* GIVEN INFORMATION:
* start *

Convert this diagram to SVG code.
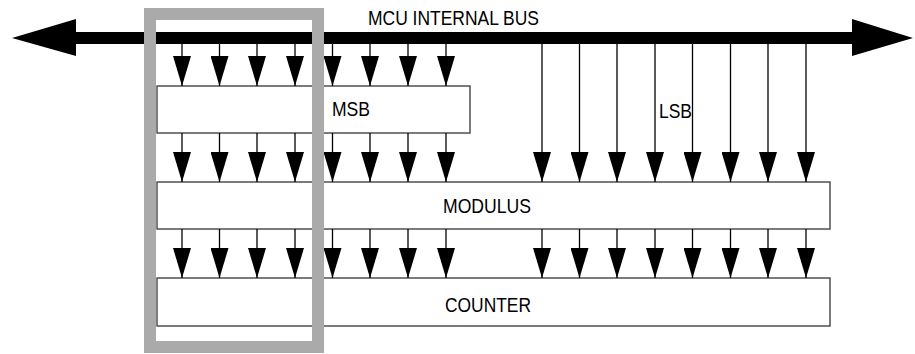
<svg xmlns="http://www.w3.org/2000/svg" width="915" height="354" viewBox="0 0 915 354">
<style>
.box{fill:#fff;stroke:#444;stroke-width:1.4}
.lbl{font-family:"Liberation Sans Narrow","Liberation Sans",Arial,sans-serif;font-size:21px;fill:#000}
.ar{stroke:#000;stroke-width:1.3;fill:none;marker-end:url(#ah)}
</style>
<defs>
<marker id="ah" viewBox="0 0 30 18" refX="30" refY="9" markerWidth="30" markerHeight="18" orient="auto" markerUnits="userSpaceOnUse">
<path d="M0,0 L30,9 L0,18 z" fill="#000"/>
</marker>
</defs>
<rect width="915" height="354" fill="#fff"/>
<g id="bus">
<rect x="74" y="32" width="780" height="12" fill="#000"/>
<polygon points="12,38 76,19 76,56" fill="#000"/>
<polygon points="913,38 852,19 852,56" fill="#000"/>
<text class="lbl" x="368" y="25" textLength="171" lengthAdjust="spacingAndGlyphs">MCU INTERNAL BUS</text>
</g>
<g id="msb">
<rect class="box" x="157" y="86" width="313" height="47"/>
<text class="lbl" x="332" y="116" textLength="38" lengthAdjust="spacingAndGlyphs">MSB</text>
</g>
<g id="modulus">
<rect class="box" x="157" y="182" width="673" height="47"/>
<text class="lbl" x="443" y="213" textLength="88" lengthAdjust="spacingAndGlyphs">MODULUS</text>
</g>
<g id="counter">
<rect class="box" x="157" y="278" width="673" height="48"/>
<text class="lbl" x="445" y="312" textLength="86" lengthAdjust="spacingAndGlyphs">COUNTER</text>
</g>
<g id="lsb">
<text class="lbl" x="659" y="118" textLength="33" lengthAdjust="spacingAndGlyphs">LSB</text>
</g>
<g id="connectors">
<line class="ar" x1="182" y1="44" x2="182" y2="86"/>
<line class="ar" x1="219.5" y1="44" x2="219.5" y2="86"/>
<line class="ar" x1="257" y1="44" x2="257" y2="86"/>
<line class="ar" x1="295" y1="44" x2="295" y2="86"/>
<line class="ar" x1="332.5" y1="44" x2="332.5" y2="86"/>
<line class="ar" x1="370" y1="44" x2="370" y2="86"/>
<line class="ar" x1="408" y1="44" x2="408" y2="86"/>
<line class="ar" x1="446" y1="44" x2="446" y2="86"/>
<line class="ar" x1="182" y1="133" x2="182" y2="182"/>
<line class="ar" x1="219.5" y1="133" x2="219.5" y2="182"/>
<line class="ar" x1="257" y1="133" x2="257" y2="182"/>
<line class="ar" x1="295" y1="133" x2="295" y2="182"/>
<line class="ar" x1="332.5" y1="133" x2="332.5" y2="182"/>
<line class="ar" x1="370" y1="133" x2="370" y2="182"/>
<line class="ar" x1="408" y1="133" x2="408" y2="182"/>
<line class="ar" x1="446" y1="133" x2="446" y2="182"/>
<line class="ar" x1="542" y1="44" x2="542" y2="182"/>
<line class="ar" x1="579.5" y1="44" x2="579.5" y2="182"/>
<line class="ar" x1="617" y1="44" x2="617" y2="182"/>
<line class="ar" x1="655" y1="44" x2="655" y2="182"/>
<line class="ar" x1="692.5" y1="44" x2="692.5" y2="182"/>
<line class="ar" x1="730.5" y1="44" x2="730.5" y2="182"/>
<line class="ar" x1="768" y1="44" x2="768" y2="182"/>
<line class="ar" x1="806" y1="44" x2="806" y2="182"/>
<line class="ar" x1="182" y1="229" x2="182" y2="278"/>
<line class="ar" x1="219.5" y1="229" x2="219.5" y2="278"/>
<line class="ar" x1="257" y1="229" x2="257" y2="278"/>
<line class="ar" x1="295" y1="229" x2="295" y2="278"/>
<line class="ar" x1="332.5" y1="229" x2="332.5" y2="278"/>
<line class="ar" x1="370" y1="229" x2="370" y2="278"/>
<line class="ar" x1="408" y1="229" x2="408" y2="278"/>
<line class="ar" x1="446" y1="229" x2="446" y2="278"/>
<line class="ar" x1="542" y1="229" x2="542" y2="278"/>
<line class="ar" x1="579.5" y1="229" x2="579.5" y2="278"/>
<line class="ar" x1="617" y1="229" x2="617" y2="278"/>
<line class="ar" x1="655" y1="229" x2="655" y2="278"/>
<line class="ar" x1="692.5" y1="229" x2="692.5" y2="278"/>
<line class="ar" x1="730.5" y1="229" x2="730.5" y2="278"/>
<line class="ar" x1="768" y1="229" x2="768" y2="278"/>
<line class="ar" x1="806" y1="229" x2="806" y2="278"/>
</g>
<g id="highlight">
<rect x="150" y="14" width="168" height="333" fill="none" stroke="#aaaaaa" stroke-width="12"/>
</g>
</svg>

* end *

* PROBLEM:
Write out the data precisely as given, excluding the pictures.

* RESULT:
Convert this diagram to SVG code.
<svg xmlns="http://www.w3.org/2000/svg" width="915" height="354" viewBox="0 0 915 354">
<style>
.box{fill:#fff;stroke:#444;stroke-width:1.4}
.lbl{font-family:"Liberation Sans Narrow","Liberation Sans",Arial,sans-serif;font-size:21px;fill:#000}
.ar{stroke:#000;stroke-width:1.3;fill:none;marker-end:url(#ah)}
</style>
<defs>
<marker id="ah" viewBox="0 0 30 18" refX="30" refY="9" markerWidth="30" markerHeight="18" orient="auto" markerUnits="userSpaceOnUse">
<path d="M0,0 L30,9 L0,18 z" fill="#000"/>
</marker>
</defs>
<rect width="915" height="354" fill="#fff"/>
<g id="bus">
<rect x="74" y="32" width="780" height="12" fill="#000"/>
<polygon points="12,38 76,19 76,56" fill="#000"/>
<polygon points="913,38 852,19 852,56" fill="#000"/>
<text class="lbl" x="368" y="25" textLength="171" lengthAdjust="spacingAndGlyphs">MCU INTERNAL BUS</text>
</g>
<g id="msb">
<rect class="box" x="157" y="86" width="313" height="47"/>
<text class="lbl" x="332" y="116" textLength="38" lengthAdjust="spacingAndGlyphs">MSB</text>
</g>
<g id="modulus">
<rect class="box" x="157" y="182" width="673" height="47"/>
<text class="lbl" x="443" y="213" textLength="88" lengthAdjust="spacingAndGlyphs">MODULUS</text>
</g>
<g id="counter">
<rect class="box" x="157" y="278" width="673" height="48"/>
<text class="lbl" x="445" y="312" textLength="86" lengthAdjust="spacingAndGlyphs">COUNTER</text>
</g>
<g id="lsb">
<text class="lbl" x="659" y="118" textLength="33" lengthAdjust="spacingAndGlyphs">LSB</text>
</g>
<g id="connectors">
<line class="ar" x1="182" y1="44" x2="182" y2="86"/>
<line class="ar" x1="219.5" y1="44" x2="219.5" y2="86"/>
<line class="ar" x1="257" y1="44" x2="257" y2="86"/>
<line class="ar" x1="295" y1="44" x2="295" y2="86"/>
<line class="ar" x1="332.5" y1="44" x2="332.5" y2="86"/>
<line class="ar" x1="370" y1="44" x2="370" y2="86"/>
<line class="ar" x1="408" y1="44" x2="408" y2="86"/>
<line class="ar" x1="446" y1="44" x2="446" y2="86"/>
<line class="ar" x1="182" y1="133" x2="182" y2="182"/>
<line class="ar" x1="219.5" y1="133" x2="219.5" y2="182"/>
<line class="ar" x1="257" y1="133" x2="257" y2="182"/>
<line class="ar" x1="295" y1="133" x2="295" y2="182"/>
<line class="ar" x1="332.5" y1="133" x2="332.5" y2="182"/>
<line class="ar" x1="370" y1="133" x2="370" y2="182"/>
<line class="ar" x1="408" y1="133" x2="408" y2="182"/>
<line class="ar" x1="446" y1="133" x2="446" y2="182"/>
<line class="ar" x1="542" y1="44" x2="542" y2="182"/>
<line class="ar" x1="579.5" y1="44" x2="579.5" y2="182"/>
<line class="ar" x1="617" y1="44" x2="617" y2="182"/>
<line class="ar" x1="655" y1="44" x2="655" y2="182"/>
<line class="ar" x1="692.5" y1="44" x2="692.5" y2="182"/>
<line class="ar" x1="730.5" y1="44" x2="730.5" y2="182"/>
<line class="ar" x1="768" y1="44" x2="768" y2="182"/>
<line class="ar" x1="806" y1="44" x2="806" y2="182"/>
<line class="ar" x1="182" y1="229" x2="182" y2="278"/>
<line class="ar" x1="219.5" y1="229" x2="219.5" y2="278"/>
<line class="ar" x1="257" y1="229" x2="257" y2="278"/>
<line class="ar" x1="295" y1="229" x2="295" y2="278"/>
<line class="ar" x1="332.5" y1="229" x2="332.5" y2="278"/>
<line class="ar" x1="370" y1="229" x2="370" y2="278"/>
<line class="ar" x1="408" y1="229" x2="408" y2="278"/>
<line class="ar" x1="446" y1="229" x2="446" y2="278"/>
<line class="ar" x1="542" y1="229" x2="542" y2="278"/>
<line class="ar" x1="579.5" y1="229" x2="579.5" y2="278"/>
<line class="ar" x1="617" y1="229" x2="617" y2="278"/>
<line class="ar" x1="655" y1="229" x2="655" y2="278"/>
<line class="ar" x1="692.5" y1="229" x2="692.5" y2="278"/>
<line class="ar" x1="730.5" y1="229" x2="730.5" y2="278"/>
<line class="ar" x1="768" y1="229" x2="768" y2="278"/>
<line class="ar" x1="806" y1="229" x2="806" y2="278"/>
</g>
<g id="highlight">
<rect x="150" y="14" width="168" height="333" fill="none" stroke="#aaaaaa" stroke-width="12"/>
</g>
</svg>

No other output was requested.